The Phnong Education Initiative (PEI) provides dozens of minority students in Cambodia with scholarship and housing assistance so they won't be forced to drop out of school due to poverty and distance to the nearest schoolhouse. Furthermore, PEI supports training for Phnong-speaking teachers so they can return to their home villages and pay forward the gift of education by helping other linguistic minorities succeed in the public school system.
Mondulkiri is home to the Phnong, an indigenous minority who survive on subsistence agriculture. One of Cambodia's most inaccessible provinces with few educated locals, Mondulkiri's instructors often come from outside and do not speak the native language. This barrier in schools takes a drastic toll: literacy rates for highland minority tribes flounder at 5.3%, far behind the Khmer majority at 48.8%. Ethnic minority females fare worse, with a 2000 study placing their literacy at less than 1%.
The Phnong Education Initiative (PEI) takes aim at gender imbalances and the chronic shortfall of Phnong-speaking teachers. Scholarship assistance is provided at the middle school level as well as for older students who opt to attend a post-grade 9 Provincial Teacher Training College. Teacher trainees are contracted to return to their home communities after graduation to teach primary school, giving native Phnong children the opportunity to succeed in public school despite the language barrier.
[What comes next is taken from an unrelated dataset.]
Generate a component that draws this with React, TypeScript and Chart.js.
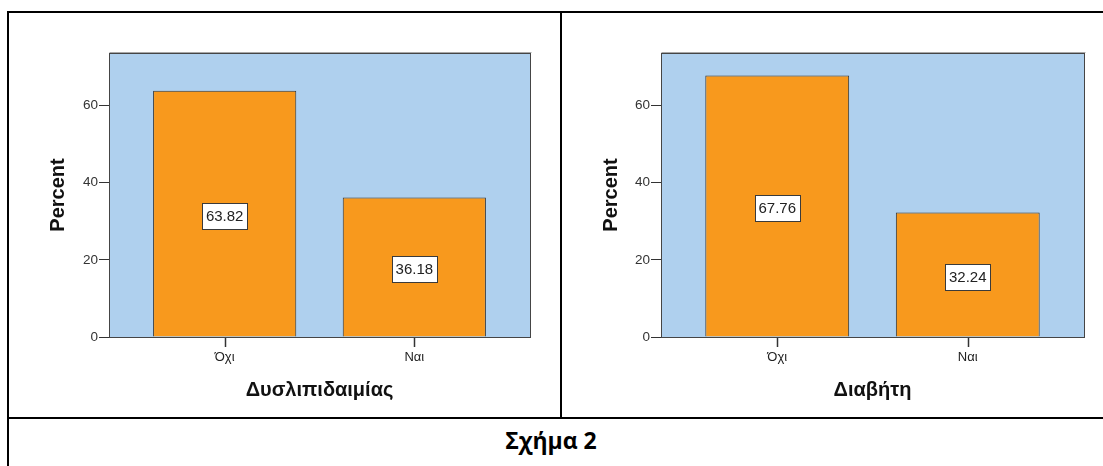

Each year, PEI provides 31 children and 20 teacher trainees with basic scholarship packages - including food, housing, books, school supplies and transportation - to ensure they can excel in their studies. Investing in the education of these promising young women will not only improve their individual circumstances, but will ripple throughout their communities and future generations. PEI is further designed to "pay forward" the gift of education by investing in the educators of tomorrow.